Today was the 4th day of the 7-Day Potato Famine. Today was my first real test. I had a hamburger. And didn’t have French fries. Wahoo! Except … I had fried onion rings instead. I don’t think substituting one fried food for another fried food counts as a total victory. Or even as a major victory, but I am going to count it as a victory since I really, really, really wanted a large serving of fries. Still do. But I won’t eat them.
Last night I was tempted by mashed potatoes and scalloped potatoes at the annual smorgasbord at the local Catholic church. Those Catholic ladies know how to cook, and those potatoes looked good, but I contented myself with cheese grits and a vegetable medley. And really, French fries are my downfall, not the other potato dishes.

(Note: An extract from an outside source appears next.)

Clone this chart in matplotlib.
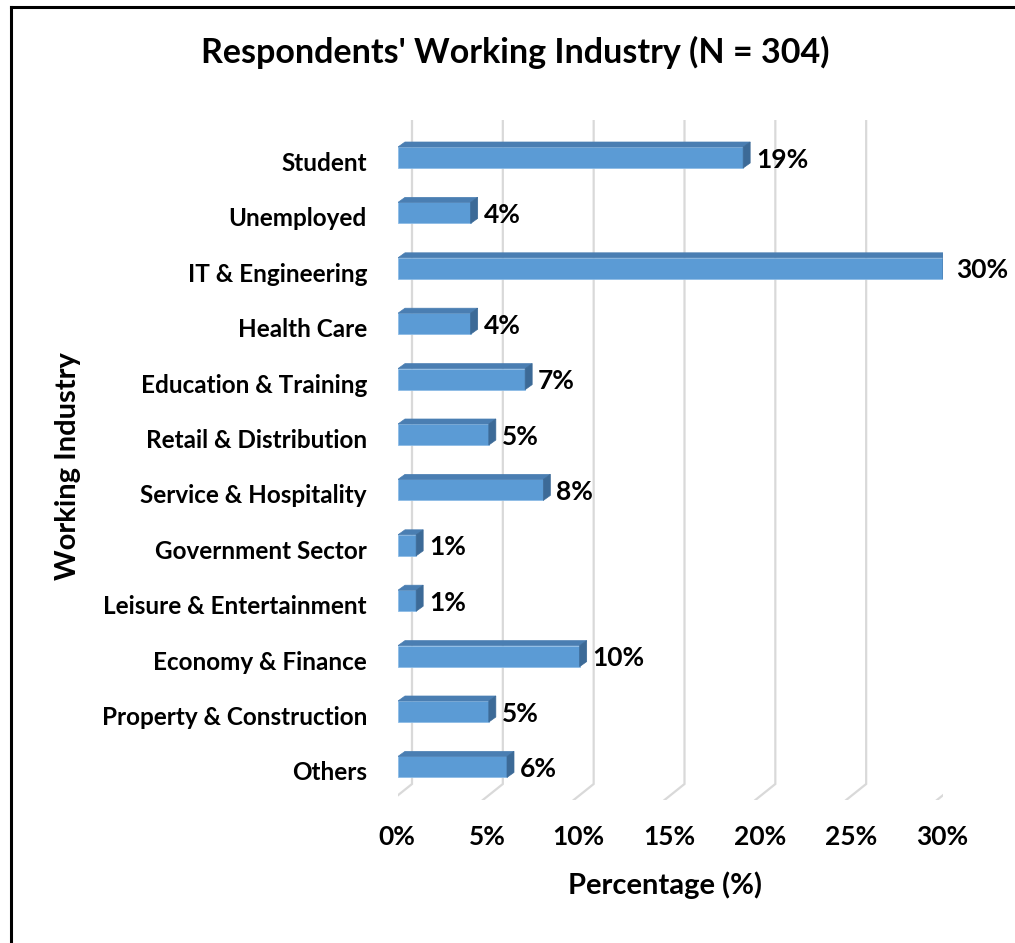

After eating my fill at the feast, I returned home and started the first major initiative of my Complete Body Overhaul. (The 7-Day Potato Famine is only a minor part of the CoBoO (pronounced Co bo oh. All the O’s are long.) The Soft Drink Drought will be a whole ‘nother matter completely, and frankly I dread it.) Anyway, I started walking to Jericho.
It's 6884 miles to Jericho from where I live, but I've walked one mile. Only 6883 to go. Do you want to walk to Jericho with me? We'll be leading camels -- my camel's name is Clyde -- and treking across the United States and then along the newly discovered land route across the Atlantic Ocean. There might be robbers, pirates, monsters, treasures, princes, lost cities -- who knows what we'll find. What wonders we'll see. Join the caravan. We're walking to Jericho.